When the problem gets too bad, professional help is needed.
One doctor I interviewed warned, “People often fear admitting they have a weakness or have something happening they themselves can’t solve.” Sometimes, the person is afraid of talking about personal or family problems because they consider these to be highly private matters. Helping these people to understand the counseling process is important at the same time they come to understand the anxiety disorder and the means for overcoming it.
The specialist went on to say, “Specialists start with the surface or most obvious problem—such as the anxiety attacks experienced during a speech—then explore causes and related problems.
Contributing factors such as substance abuse need to be dealt with also. Sometimes people with an anxiety disorder drink heavily to relax before or after a stressful event. “The use of alcohol or other depressants like barbiturates just exacerbates the problem, the specialist added. “These send very erratic messages to one’s nervous system—which is already receiving confusing messages from the anxiety.” On top of anxiety messages which are urging the person to scream or run out of the room, unclear thoughts brought on by too much drinking make the nervous system go haywire.
Once substance abuse or other contributing factors have been removed from the situation, and some possible causes of the anxiety have been determined, treatment can begin. Although there are several schools of thought regarding the treatment of the various anxiety disorders, all focus on getting the patient through the “fearful event” one way or another.
Some treatments get the patient to accept the anxiety as a welcome friend; others teach the patient to conquer past fears and replace them with positive thoughts and emotions for the future. Still others tell the patient to block the feelings of fear or to admit to the audience the tremendous anxiety being experienced during the delivery of a speech.
Homeless persons face extra anxiety, compounded by lack of sleep, lack of access to medications, and lack of knowledge about psychology. Helping inform them, and steer them in the right direction, has proven to be important on the street.

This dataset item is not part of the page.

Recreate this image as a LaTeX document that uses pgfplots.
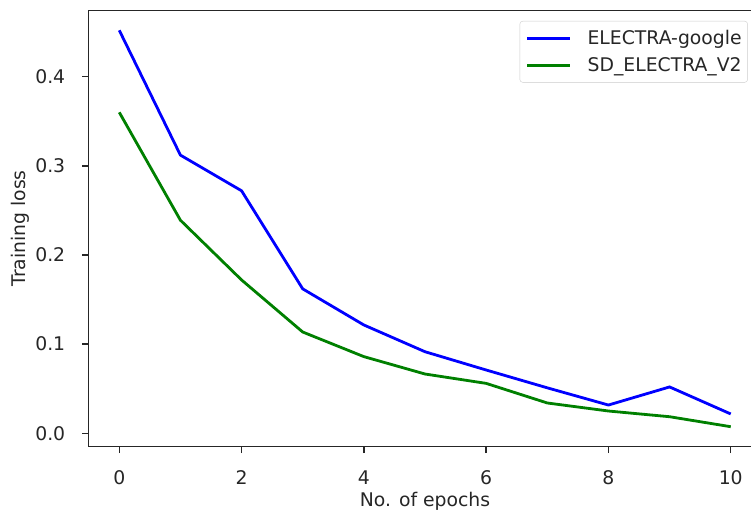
\documentclass[border=0pt]{standalone}
\usepackage{fontspec}
\setmainfont{DejaVu Sans}
\usepackage{pgfplots}
\pgfplotsset{compat=1.18}
\definecolor{mplblue}{HTML}{0000FF}
\definecolor{mplgreen}{HTML}{008000}
\begin{document}
\begin{tikzpicture}[font=\fontsize{18.8bp}{22bp}\selectfont]
\begin{axis}[
  scale only axis, width=672.6bp, height=436bp,
  xmin=-0.5, xmax=10.5, ymin=-0.0148, ymax=0.4742,
  xtick={0,2,4,6,8,10}, ytick={0,0.1,0.2,0.3,0.4},
  /pgf/number format/assume math mode=true,
  yticklabel style={/pgf/number format/fixed, /pgf/number format/fixed zerofill, /pgf/number format/precision=1},
  tick align=outside, xtick pos=bottom, ytick pos=left,
  major tick length=6.6bp,
  tick style={black!85, line width=1.5bp},
  axis line style={black!85, line width=1.5bp},
  xticklabel style={anchor=base, inner sep=0pt, yshift=-31.5bp, text=black!85},
  yticklabel style={anchor=east, inner sep=0pt, xshift=-16.7bp, text=black!85},
  xlabel={No. of epochs}, ylabel={Training loss},
  every axis x label/.style={at={([yshift=-59.5bp]axis description cs:0.5,0)}, anchor=base, text=black!85},
  every axis y label/.style={at={([xshift=-63.3bp]axis description cs:0,0.5)}, rotate=90, anchor=base, text=black!85},
  legend style={at={(0.980,0.976)}, anchor=north east, draw=black!20, rounded corners=3bp,
    fill=white, fill opacity=0.8, text opacity=1, inner xsep=6bp, inner ysep=9.5bp,
    row sep=11bp, column sep=16bp, nodes={inner sep=0pt, text=black!85}},
  legend cell align=left,
  legend image code/.code={\draw[#1] (0bp,0bp) -- (43bp,0bp);},
]
\addplot[mplblue, line width=2.8bp] coordinates {
  (0,0.452) (1,0.312) (2,0.272) (3,0.162) (4,0.1215) (5,0.0915)
  (6,0.071) (7,0.051) (8,0.0317) (9,0.052) (10,0.0217)
};
\addlegendentry{ELECTRA-google}
\addplot[mplgreen, line width=2.8bp] coordinates {
  (0,0.360) (1,0.239) (2,0.172) (3,0.1136) (4,0.086) (5,0.0665)
  (6,0.056) (7,0.034) (8,0.025) (9,0.0186) (10,0.0074)
};
\addlegendentry{SD\_ELECTRA\_V2}
\end{axis}
\pgfresetboundingbox
\useasboundingbox (-88.7bp,-63.5bp) rectangle (662.3bp,446.5bp);
\end{tikzpicture}
\end{document}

Professionals use a variety of pills and other treatments to help.
Various medications have also been used with some success. Xanax and Klonopin have been shown to be effective in anxiety disorder cases. They are very dangerous when used with alcohol or other sedatives, however. In general, medications such as these reduce some, but not always all, of the symptoms. Beta-blockers have also been used to stop some anxiety symptoms—such as the racing of the heart. However, if the person suffering from the anxiety has a tendency to dread events too far into the future, beta-blockers tend to be ineffective. Patients with this kind of “anticipatory anxiety” are perhaps much more afraid of the fear itself than of the event. Beta-blockers tend to work only during the actual event, and when it’s the event that’s the main source of the fear.
Whatever the treatment, the patient needs to understand the anxious feelings once controlled or solved might come back months or years later. These attacks have a way of resurfacing during stressful, highly-charged times.
As friends, managers, and colleagues, we can assist those who suffer from anxiety disorders by being both supportive and tolerant. We need to help anxious individuals rebuild their self-confidence at the same time we assure them they will overcome this problem.
Professionals who know a lot about the anxiety disorders, social phobia, and other such challenges should be called in to help the homeless and other persons deal with and manage their anxiety. As supportive listeners, we can do some things to help, but professionals are needed to do their part in the more advanced and technical plan to help the homeless or other person with their fears.
We can assist those who are suffering by locating therapists who specialize in anxiety disorders.